La misma llegada de la actriz, dando el inicio de la función, se da con una broma que marca el tono de la representación. Tara Parra regresa al teatro del que se había alejado porque le exigía un esfuerzo de memoria poco acorde con su edad, 80 años,y retorna con una obra que le exige una gran memorización y en la que no sólo hablará hasta por los codos, sino que cantará algunas canciones, sobresaliendo la de Edith Piaff (recordemos que Claudio Valdés Kuri en principio es músico y él le debe haber orientado).
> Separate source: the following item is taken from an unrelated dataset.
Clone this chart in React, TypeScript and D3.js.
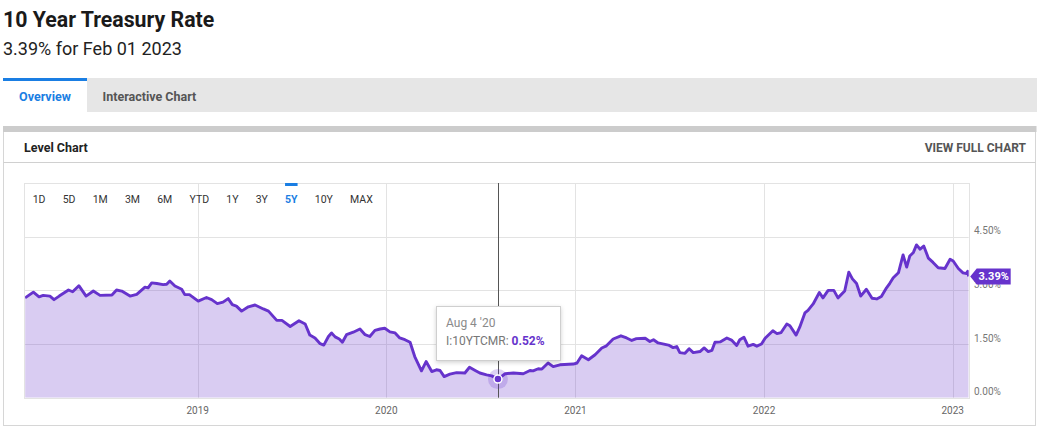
import React from 'react';
import * as d3 from 'd3';

const TITLE = '10 Year Treasury Rate';
const SUBTITLE = '3.39% for Feb 01 2023';
const TABS = ['Overview', 'Interactive Chart'];
const CARD_TITLE = 'Level Chart';
const CARD_LINK = 'VIEW FULL CHART';
const RANGES = ['1D', '5D', '1M', '3M', '6M', 'YTD', '1Y', '3Y', '5Y', '10Y', 'MAX'];
const ACTIVE_RANGE = '5Y';
const Y_TICKS = [0, 1.5, 3, 4.5];
const X_YEARS = ['2019', '2020', '2021', '2022', '2023'];
const DOMAIN_START = '2018-02-01';
const DOMAIN_END = '2023-02-01';
const SERIES_NAME = 'I:10YTCMR';
const HOVER_DATE = '2020-08-04';
const HOVER_LABEL = "Aug 4 '20";

const DATES = [
  '2018-02-01', '2018-02-17', '2018-02-28', '2018-03-08', '2018-03-21', '2018-03-29', '2018-04-08', '2018-04-26',
  '2018-05-04', '2018-05-16', '2018-05-30', '2018-06-13', '2018-06-26', '2018-07-19', '2018-07-28', '2018-08-07',
  '2018-08-23', '2018-09-05', '2018-09-21', '2018-09-27', '2018-10-04', '2018-10-14', '2018-10-26', '2018-11-02',
  '2018-11-08', '2018-11-18', '2018-12-01', '2018-12-07', '2018-12-16',
  '2019-01-02', '2019-01-18', '2019-01-28', '2019-02-08', '2019-02-19', '2019-03-01', '2019-03-09', '2019-03-17',
  '2019-03-27', '2019-04-09', '2019-04-22', '2019-05-08', '2019-05-18', '2019-06-03', '2019-06-13', '2019-06-29',
  '2019-07-16', '2019-07-28', '2019-08-06', '2019-08-16', '2019-08-26', '2019-09-02', '2019-09-11', '2019-09-17',
  '2019-09-24', '2019-10-02', '2019-10-08', '2019-10-16', '2019-10-29', '2019-11-11', '2019-11-21', '2019-11-30',
  '2019-12-10', '2019-12-20', '2019-12-29',
  '2020-01-08', '2020-01-18', '2020-01-27', '2020-02-06', '2020-02-16', '2020-02-25', '2020-03-09', '2020-03-18',
  '2020-03-29', '2020-04-07', '2020-04-14', '2020-04-22', '2020-05-03', '2020-05-16', '2020-06-01', '2020-06-10',
  '2020-06-21', '2020-06-30', '2020-07-13', '2020-07-23', '2020-08-04', '2020-08-18', '2020-09-03', '2020-09-22',
  '2020-10-05', '2020-10-11', '2020-10-21', '2020-10-28', '2020-11-09', '2020-11-19', '2020-12-02', '2020-12-28',
  '2021-01-04', '2021-01-13', '2021-01-26', '2021-02-08', '2021-02-21', '2021-03-02', '2021-03-15', '2021-03-30',
  '2021-04-10', '2021-04-20', '2021-04-29', '2021-05-16', '2021-05-25', '2021-06-01', '2021-06-10', '2021-06-30',
  '2021-07-09', '2021-07-16', '2021-07-22', '2021-08-01', '2021-08-09', '2021-08-17', '2021-08-30', '2021-09-07',
  '2021-09-15', '2021-09-22', '2021-09-28', '2021-10-08', '2021-10-21', '2021-10-30', '2021-11-09', '2021-11-15',
  '2021-11-23', '2021-12-01', '2021-12-11', '2021-12-18', '2021-12-27',
  '2022-01-03', '2022-01-18', '2022-01-26', '2022-02-03', '2022-02-14', '2022-02-20', '2022-03-04', '2022-03-11',
  '2022-03-21', '2022-03-27', '2022-04-06', '2022-04-18', '2022-04-25', '2022-05-05', '2022-05-16', '2022-05-24',
  '2022-06-06', '2022-06-14', '2022-06-21', '2022-06-29', '2022-07-07', '2022-07-18', '2022-07-29', '2022-08-07',
  '2022-08-16', '2022-08-26', '2022-09-01', '2022-09-08', '2022-09-18', '2022-09-27', '2022-10-04', '2022-10-10',
  '2022-10-17', '2022-10-23', '2022-10-30', '2022-11-06', '2022-11-15', '2022-11-24', '2022-12-04', '2022-12-17',
  '2022-12-27',
  '2023-01-02', '2023-01-12', '2023-01-21', '2023-01-28', '2023-01-30', '2023-02-01',
];

const RATES = [
  2.79, 2.95, 2.82, 2.86, 2.84, 2.74, 2.84, 3.01,
  2.96, 3.13, 2.84, 2.98, 2.86, 2.87, 3.01, 2.98,
  2.84, 2.89, 3.09, 3.07, 3.21, 3.19, 3.16, 3.17,
  3.26, 3.12, 3.03, 2.88, 2.88,
  2.70, 2.80, 2.74, 2.63, 2.67, 2.77, 2.60, 2.56,
  2.42, 2.54, 2.59, 2.48, 2.42, 2.16, 2.16, 1.99,
  2.15, 2.06, 1.75, 1.67, 1.51, 1.47, 1.71, 1.81,
  1.70, 1.64, 1.55, 1.76, 1.83, 1.92, 1.76, 1.71,
  1.88, 1.92, 1.94,
  1.84, 1.81, 1.67, 1.62, 1.55, 1.15, 0.75, 1.01,
  0.73, 0.78, 0.76, 0.59, 0.66, 0.70, 0.69, 0.85,
  0.76, 0.69, 0.64, 0.61, 0.52, 0.67, 0.69, 0.67,
  0.76, 0.75, 0.81, 0.80, 0.97, 0.87, 0.92, 0.94,
  0.97, 1.17, 1.06, 1.20, 1.39, 1.45, 1.64, 1.73,
  1.67, 1.60, 1.65, 1.66, 1.57, 1.62, 1.53, 1.47,
  1.40, 1.43, 1.26, 1.24, 1.37, 1.26, 1.29, 1.39,
  1.29, 1.32, 1.55, 1.56, 1.67, 1.61, 1.46, 1.62,
  1.69, 1.44, 1.49, 1.44, 1.50,
  1.66, 1.87, 1.79, 1.82, 2.06, 2.01, 1.75, 1.97,
  2.37, 2.44, 2.62, 2.94, 2.79, 3.00, 3.00, 2.79,
  2.98, 3.51, 3.32, 3.19, 2.84, 3.03, 2.78, 2.76,
  2.83, 3.07, 3.19, 3.35, 3.49, 3.99, 3.65, 3.96,
  4.06, 4.27, 4.15, 4.24, 3.90, 3.78, 3.63, 3.61,
  3.87,
  3.82, 3.61, 3.49, 3.47, 3.53, 3.39,
];

const PURPLE = '#6633cc';
const BLUE = '#1a7ee3';
const FONT = 'Roboto, "Noto Sans", sans-serif';

function measure(text: string, font: string): number {
  const c = document.createElement('canvas').getContext('2d');
  if (!c) return text.length * 6;
  c.font = font;
  return c.measureText(text).width;
}

export default function App() {
  const W = 1040;
  const H = 431;
  const parse = d3.utcParse('%Y-%m-%d');
  const data = DATES.map((d, i) => ({ date: parse(d) as Date, v: RATES[i] }));

  const x = d3
    .scaleUtc()
    .domain([parse(DOMAIN_START) as Date, parse(DOMAIN_END) as Date])
    .range([25.1, 968.7]);
  const y = d3.scaleLinear().domain([0, 6]).range([397.7, 183]);

  const [px0, px1] = x.range();
  const [py0, py1] = [y(6), y(0)];

  const line = d3
    .line<{ date: Date; v: number }>()
    .x((d) => x(d.date))
    .y((d) => y(d.v));
  const area = d3
    .area<{ date: Date; v: number }>()
    .x((d) => x(d.date))
    .y0(y(0))
    .y1((d) => y(d.v));

  const last = data[data.length - 1];
  const hoverIdx = Math.max(0, DATES.indexOf(HOVER_DATE));
  const hover = data[hoverIdx];
  const hx = x(hover.date);
  const hy = y(hover.v);

  // range buttons layout
  const rangeSize = 10.5;
  const rangeFont = `${rangeSize}px ${FONT}`;
  let cursor = 32.7;
  const rangeItems = RANGES.map((r) => {
    const w = measure(r, r === ACTIVE_RANGE ? `bold ${rangeFont}` : rangeFont);
    const item = { r, x: cursor, w };
    cursor += w + 17.2;
    return item;
  });

  const fmtPct = (v: number) => `${v.toFixed(2)}%`;
  const ly = y(last.v);

  return (
    <svg
      width={W}
      height={H}
      style={{ position: 'absolute', left: 0, top: 0, fontFamily: FONT }}
    >
      <defs>
        <filter id="shadow" x="-20%" y="-20%" width="140%" height="150%">
          <feDropShadow dx="0" dy="1.5" stdDeviation="2" floodColor="#000" floodOpacity="0.18" />
        </filter>
        <clipPath id="plotclip">
          <rect x={px0} y={py0 - 5} width={px1 - px0} height={py1 - py0 + 5} />
        </clipPath>
      </defs>
      <rect x={0} y={0} width={W} height={H} fill="#fff" />

      {/* Header */}
      <text x={3} y={27} fontSize={21.3} fontWeight={700} fill="#1a1a1a">
        {TITLE}
      </text>
      <text x={3} y={55} fontSize={18} fill="#222">
        {SUBTITLE}
      </text>

      {/* Tabs */}
      <rect x={3} y={78} width={1034} height={34} fill="#e6e6e6" />
      <rect x={3} y={78} width={84} height={34} fill="#fff" />
      <rect x={3} y={78} width={84} height={3} fill={BLUE} />
      <text x={45} y={101} fontSize={12.5} fontWeight={700} fill={BLUE} textAnchor="middle">
        {TABS[0]}
      </text>
      <text x={102.5} y={101} fontSize={12.5} fontWeight={700} fill="#555">
        {TABS[1]}
      </text>

      {/* Card */}
      <rect x={3.5} y={128} width={1032} height={297.5} fill="#fff" stroke="#d6d6d6" />
      <rect x={3} y={126} width={1033.5} height={6} fill="#cccccc" />
      <text x={24} y={152} fontSize={12.5} fontWeight={700} fill="#222">
        {CARD_TITLE}
      </text>
      <text x={1026} y={152} fontSize={12} fontWeight={700} fill="#555" textAnchor="end">
        {CARD_LINK}
      </text>
      <line x1={3.5} x2={1035.5} y1={162.5} y2={162.5} stroke="#d0d0d0" />

      {/* Grid */}
      <g stroke="#e3e3e3" strokeWidth={1}>
        {Y_TICKS.map((t) => (
          <line key={t} x1={px0} x2={px1} y1={Math.round(y(t)) + 0.5} y2={Math.round(y(t)) + 0.5} />
        ))}
        {X_YEARS.map((yr) => {
          const xx = Math.round(x(parse(`${yr}-01-01`) as Date)) + 0.5;
          return <line key={yr} x1={xx} x2={xx} y1={py0} y2={py1} />;
        })}
        <rect
          x={Math.round(px0) - 0.5}
          y={Math.round(py0) + 0.5}
          width={Math.round(px1 - px0) + 1}
          height={Math.round(py1 - py0)}
          fill="none"
        />
      </g>

      {/* Area + line */}
      <g clipPath="url(#plotclip)">
        <path d={area(data) || ''} fill={PURPLE} fillOpacity={0.25} />
        <path d={line(data) || ''} fill="none" stroke={PURPLE} strokeWidth={2.9} strokeLinejoin="round" />
      </g>

      {/* Axis labels */}
      {Y_TICKS.map((t) => (
        <text key={t} x={974} y={y(t) - 2.5} fontSize={10} fill="#777">
          {fmtPct(t)}
        </text>
      ))}
      {X_YEARS.map((yr) => (
        <text key={yr} x={x(parse(`${yr}-01-01`) as Date)} y={414} fontSize={10} fill="#666" textAnchor="middle">
          {yr}
        </text>
      ))}

      {/* Range buttons */}
      {rangeItems.map((it) => (
        <g key={it.r}>
          {it.r === ACTIVE_RANGE && <rect x={it.x} y={183} width={it.w} height={3} fill={BLUE} />}
          <text
            x={it.x}
            y={203.3}
            fontSize={rangeSize}
            fontWeight={it.r === ACTIVE_RANGE ? 700 : 400}
            fill={it.r === ACTIVE_RANGE ? BLUE : '#333'}
          >
            {it.r}
          </text>
        </g>
      ))}

      {/* Crosshair */}
      <line x1={Math.round(hx) + 0.5} x2={Math.round(hx) + 0.5} y1={py0} y2={py1} stroke="#555" strokeWidth={1} />
      <circle cx={hx} cy={hy} r={10} fill={PURPLE} fillOpacity={0.22} />
      <circle cx={hx} cy={hy} r={4} fill={PURPLE} stroke="#fff" strokeWidth={1.5} />

      {/* Tooltip */}
      <rect x={436.5} y={306.5} width={124} height={54} fill="#fff" stroke="#cfcfcf" filter="url(#shadow)" />
      <text x={446} y={327} fontSize={12} fill="#8a8a8a">
        {HOVER_LABEL}
      </text>
      <text x={446} y={344.5} fontSize={12} fill="#777">
        {SERIES_NAME}:{' '}
        <tspan fill={PURPLE} fontWeight={700}>
          {fmtPct(hover.v)}
        </tspan>
      </text>

      {/* Last value flag */}
      <path
        d={`M${px1 + 1.5},${ly} L${px1 + 8},${ly - 8} L${px1 + 42},${ly - 8} L${px1 + 42},${ly + 8} L${px1 + 8},${ly + 8} Z`}
        fill={PURPLE}
      />
      <text x={px1 + 25} y={ly + 4} fontSize={11} fontWeight={700} fill="#fff" textAnchor="middle">
        {fmtPct(last.v)}
      </text>
    </svg>
  );
}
Si al principio el personaje –confundidas, como señalé antes, actriz y protagonista, habla con el público, pronto requiere al parecer de una presencia masculina –a la que se añade la sombra negra que la ronda y que sin duda representa a la muerte. El vestuario de ambos es de Ximena Fernández.

El personaje pide al público que levanten la mano quienes estén dispuestos a subir al escenario. Para beneplácito de todos en el estreno se eligió a un profesional como Antonio Zúñiga, quien estaba en la sala como espectador. No es mucho lo que ha de hacer este nuevo integrante del equipo más que escuchar y responder con su gesto a lo que la mujer dice, pero un participante poco adiestrado puede echar a perder el trazo del director que incluye las diversos desplazamientos y posturas del hombre negro (Guillermo García Proal) con su asiento en el escenario, contrapunteando lo que hacen Tina y el espectador invitado. La iluminación de Matías Gorlero apoya la escenografía que consiste en una banca de parque roja que contrasta con los negros de la cámara que envuelve y con la alba bata de paciente de la mujer en lo que se me antoja una alegoría de vida, con la roja banca de parque, propicia para los enamorados, y de la muerte como evidentemente es el hombre negro.